Presiden Donald Trump sebelumnya mengklaim China akan membeli kedelai AS dalam jumlah yang "luar biasa," setelah bertemu Xi Jinping untuk mencapai kesepakatan dagang yang lebih luas. Dia mengatakan China akan segera mulai membeli, tetapi tidak membeberkan detail tambahan.
Trump kemudian menulis dalam unggahan media sosial bahwa "para petani harus segera keluar dan membeli lebih banyak lahan dan traktor yang lebih besar."
Rincian komitmen perdagangan China ini menjadi kabar baik bagi petani—kelompok pemilih utama bagi Trump dan Partai Republik—yang telah bergulat dengan silo yang penuh sesak, sedangkan keuntungan mereka tertekan oleh biaya input yang lebih tinggi dan harga yang turun.
"Saya pikir saya tidak bisa cukup menekankan betapa pentingnya hal ini bagi petani karena kami telah menunggu dan menunggu dan menunggu, dan ini secercah harapan—jadi jangan hancurkan harapan saya lagi," kata petani Iowa, Pam Johnson. Ia mengenang masa-masa krisis pertanian tahun 1980-an, saat orang tua menasihati anak-anak mereka untuk keluar dari industri ini karena kurangnya peluang.
Beijing sejauh ini menghindari kedelai AS pada musim ekspor ini, menggunakan komoditas tersebut sebagai alat tawar-menawar dalam perang dagangnya dengan Washington. Perjanjian ini membuka jalan bagi pemulihan perdagangan bernilai lebih dari US$12 miliar tahun lalu. Kedelai merupakan ekspor pertanian terbesar AS dan China menjadi tujuan utamanya.
"Ini progres penting untuk memulihkan hubungan perdagangan yang stabil dan jangka panjang yang memberi manfaat bagi keluarga petani dan generasi mendatang," ujar Caleb Ragland, Presiden Asosiasi Kedelai Amerika (ASA), dalam pernyataannya.
Meski memberikan sedikit ketenangan bagi para petani, perjanjian ini juga memperjelas batasan ekspor AS ke China.
Komitmen sebesar 12 juta ton untuk musim ini merupakan "penurunan yang cukup signifikan dari sudut pandang historis," kata Brian Grete, analis senior komoditas biji-bijian dan ternak di Commstock. Dalam jangka panjang, pembelian 25 juta ton per tahun pada dasarnya akan "kembali normal," imbuhnya.

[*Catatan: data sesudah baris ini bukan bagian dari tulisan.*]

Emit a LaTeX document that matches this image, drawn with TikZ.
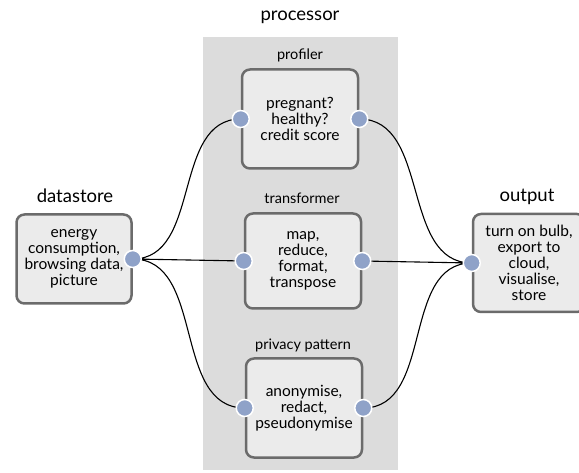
\documentclass[tikz,border=0pt]{standalone}
\usepackage{fontspec}
\setmainfont{Lato}
\definecolor{panelgrey}{HTML}{DCDCDC}
\definecolor{boxfill}{HTML}{EBEBEB}
\definecolor{boxline}{HTML}{6B6B6B}
\definecolor{portblue}{HTML}{8FA2C8}
\tikzset{
  stagebox/.style={draw=boxline,line width=2.5pt,fill=boxfill,rounded corners=8pt,
    align=center,inner sep=1pt,font=\fontsize{15.5}{16}\selectfont},
  port/.style={circle,fill=portblue,draw=white,line width=1.5pt,minimum size=17pt,inner sep=0pt},
  heading/.style={font=\fontsize{18.5}{20}\selectfont},
  sublabel/.style={font=\fontsize{14.5}{16}\selectfont},
  link/.style={line width=1.1pt,black}
}
\begin{document}
\begin{tikzpicture}[x=1pt,y=-1pt]
        \useasboundingbox (0,0) rectangle (579,473);
        \clip (0,0) rectangle (579,473);
        \fill[panelgrey] (203,37) rectangle (398,470); % processor panel
        \node[heading] (proctitle) at (300,17) {processor};
        \node[heading] (dstitle) at (75,196) {datastore};
        \node[heading] (outtitle) at (527,197) {output};
        \node[sublabel] (proflabel) at (300,55) {profiler};
        \node[sublabel] (translabel) at (302,198) {transformer};
        \node[sublabel] (privlabel) at (303,345) {privacy pattern};

        \node[stagebox,minimum width=115pt,minimum height=89pt] (datastore) at (74,259)
          {energy\\ consumption,\\ browsing data,\\ picture};
        \node[stagebox,minimum width=116pt,minimum height=99pt] (profiler) at (300,119)
          {pregnant?\\ healthy?\\ credit score};
        \node[stagebox,minimum width=116pt,minimum height=95pt] (transformer) at (303,261)
          {map,\\ reduce,\\ format,\\ transpose};
        \node[stagebox,minimum width=116pt,minimum height=99pt] (privacy) at (304,408)
          {anonymise,\\ redact,\\ pseudonymise};
        \node[stagebox,minimum width=112pt,minimum height=98pt] (output) at (529,263)
          {turn on bulb,\\ export to\\ cloud,\\ visualise,\\ store};

        % port positions
        \coordinate (dsout) at (datastore.east);
        \coordinate (profin) at (profiler.west);
        \coordinate (profout) at (profiler.east);
        \coordinate (transin) at (transformer.west);
        \coordinate (transout) at (transformer.east);
        \coordinate (privin) at (privacy.west);
        \coordinate (privout) at (privacy.east);
        \coordinate (outin) at (output.west);

        \draw[link] (dsout) to[out=0,in=180] (profin)
                    (dsout) -- (transin)
                    (dsout) to[out=0,in=180] (privin)
                    (profout) to[out=0,in=180] (outin)
                    (transout) -- (outin)
                    (privout) to[out=0,in=180] (outin);

        \foreach \p in {dsout,profin,profout,transin,transout,privin,privout,outin}
          \node[port] at (\p) {};
\end{tikzpicture}
\end{document}
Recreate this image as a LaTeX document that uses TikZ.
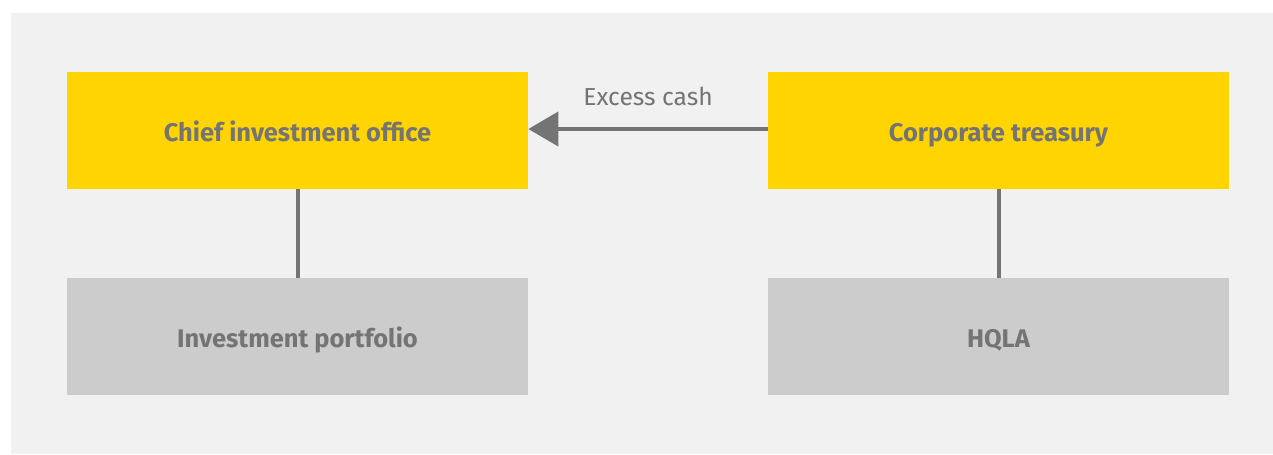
\documentclass[tikz,border=0pt]{standalone}
\usepackage{fontspec}
\setmainfont{Fira Sans}
\usetikzlibrary{arrows.meta, positioning}

\definecolor{eyyellow}{HTML}{FFD400}
\definecolor{eygrey}{HTML}{747474}
\definecolor{boxgrey}{HTML}{CCCCCC}
\definecolor{bggrey}{HTML}{F1F1F1}

\begin{document}
\begin{tikzpicture}[
    x=0.02cm, y=-0.02cm,
    font=\fontsize{14}{16}\selectfont,
    unitbox/.style={
        minimum width=9.22cm,
        minimum height=2.34cm,
        inner sep=0pt,
        text height=0.42cm,
        text depth=0cm,
        text=eygrey,
        font=\fontsize{14.5}{16}\selectfont\bfseries
    },
    topbox/.style={unitbox, fill=eyyellow},
    lowbox/.style={unitbox, fill=boxgrey},
    link/.style={draw=eygrey, line width=0.08cm},
    flow/.style={link, -{Triangle[length=0.6cm, width=0.68cm]}}
]
    % --- canvas ---
    \useasboundingbox (0,0) rectangle (1273,454);
    \fill[bggrey] (11,13) rectangle (1273,454);

    % --- the four units ---
    \node[topbox] (cio) at (297.5,130.5) {Chief investment office};
    \node[topbox] (treasury) at (998.5,130.5) {Corporate treasury};
    \node[lowbox] (portfolio) at (297.5,336.5) {Investment portfolio};
    \node[lowbox] (hqla) at (998.5,336.5) {HQLA};

    % --- connectors ---
    \draw[link] (cio) -- (portfolio);
    \draw[link] (treasury) -- (hqla);
    \draw[flow] ([yshift=0.03cm]treasury.west) -- ([yshift=0.03cm]cio.east)
        node[midway, above=0.3cm, text=eygrey] {Excess cash};
\end{tikzpicture}
\end{document}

Menurut data Departemen Pertanian, tahun lalu, AS mengekspor sekitar 27 juta ton ke China. Komitmen ini lebih rendah dibandingkan hasil perang dagang selama masa jabatan pertama Trump—setelah perjanjian Fase Satu pada tahun 2020, pengiriman ke China pulih menjadi 34,2 juta ton.
China, pembeli biji-bijian terbesar di dunia yang sebagian besar digunakan untuk pakan babi dan ayam, secara drastis mengurangi ketergantungannya pada pasokan tanaman AS sejak perang dagang pertama Trump. Negara ini lebih mengandalkan produsen utama Brasil untuk memenuhi kebutuhannya.
Pada saat yang sama, minat China terhadap kedelai AS mungkin akan berkurang karena ekonomi terbesar kedua di dunia ini kesulitan untuk memulihkan momentum pertumbuhannya, sehingga membatasi permintaan pakan ternak dan makanan.
ASA menekankan bahwa komitmen kali ini dibingkai sebagai batas minimum, dan menyatakan harapan untuk pertumbuhan pembelian di atas level tersebut.
Petani Nebraska, Andrew Philips, merasa optimistis tetapi tetap hati-hati. Dia merasa terhibur atas reli harga kedelai baru-baru ini akibat meningkatnya ekspektasi kesepakatan dagang. "Masih jauh dari angka keuntungan, tetapi sudah jauh lebih baik daripada sebelumnya," ujarnya.
April Hemmes, petani di Iowa, mengatakan ponselnya terus berdering berisi pesan teks saat dia mengobrol dengan orang lain tentang detail kesepakatan AS-China. Ia memandang komitmen tersebut tidak akan mendorongnya untuk membeli tanah dan traktor.
"Harga komoditas kami belum mampu mengimbangi inflasi biaya input kami," jelasnya. "Itulah pertarungan sesungguhnya yang sedang kami hadapi di sini."